Monday, June 8, 2009

Tomatoes in May? Must be the weather...

Over the years, we have become in sync with the outcome of the annual “vegetable race”. And, it never fails: when tomato and pepper transplants are put into their permanent garden home simultaneously on April 28, the tomato always wins…if your definition of “win” means: ripens first. 

Tequila pepper
And this year is no exception. 10 days ago, we harvested the first ripe Bloody Butcher and Lemon Boy tomatoes. 2 days ago, the first ripe pepper, a Tequila hybrid sweet pepper, was ready for the grill and salad. 

The salad also included some of the biggest blackberries ever harvested from our garden, along with plump bush beans.

The odd thing is…it’s only the first week of June! The tomatoes were actually harvested on May 30, and that is the first time I can ever remember picking a ripe slicing tomato in May. Even the Sacramento Bee had a picture in the June 6 edition of someone showing off their first tomato (a cherry tomato. Sorry, cherry tomatoes are not part of this competition…only slicing tomatoes).

Usually, we are lucky to have the first picking by mid-June; usually, it’s way  after the fourth of July when we finally say, “Oh-oh, better get the canning jars ready.”

So, what’s so special about 2009?


For those who say. “it’s the weather”, let’s look at the May 2009  stats from the Wilton station of the Weather Underground.




The overall trend? Consistency. No big spikes in high temperatures, low temperatures or wind. Rain was limited to under an inch during the first week.

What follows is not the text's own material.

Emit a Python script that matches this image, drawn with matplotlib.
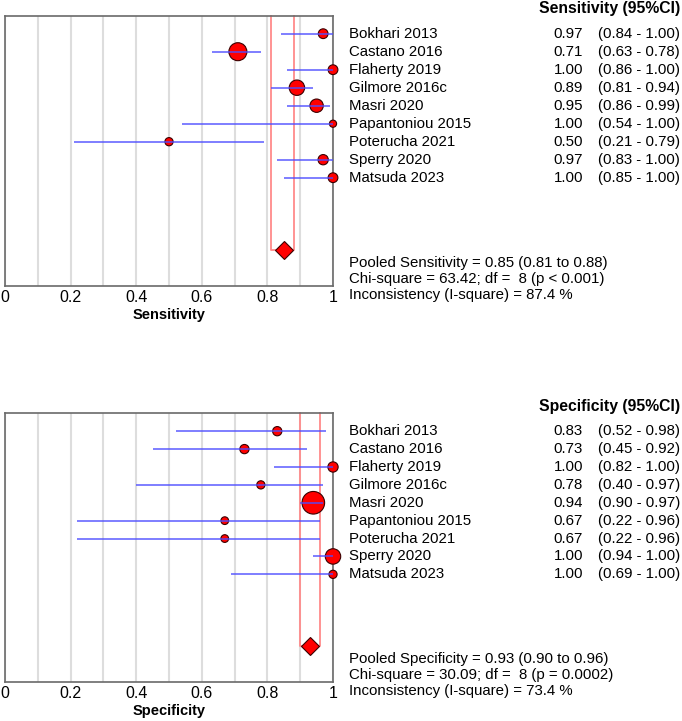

Now, here is the weather pattern for May of 2008, when tomatoes and peppers were first harvested here in mid to late June:


The big difference: 2008 features heavier winds, a greater temperature variation, not much rain and a greater swing in barometric pressure.


Barry Goldwater famously said during his 1964 Republican presidential nominating speech, “Extremism in the defense of liberty is no vice. Moderation in the pursuit of justice is no virtue.” But moderation in the pursuit of tomatoes is definitely a virtue…especially when it comes to the weather.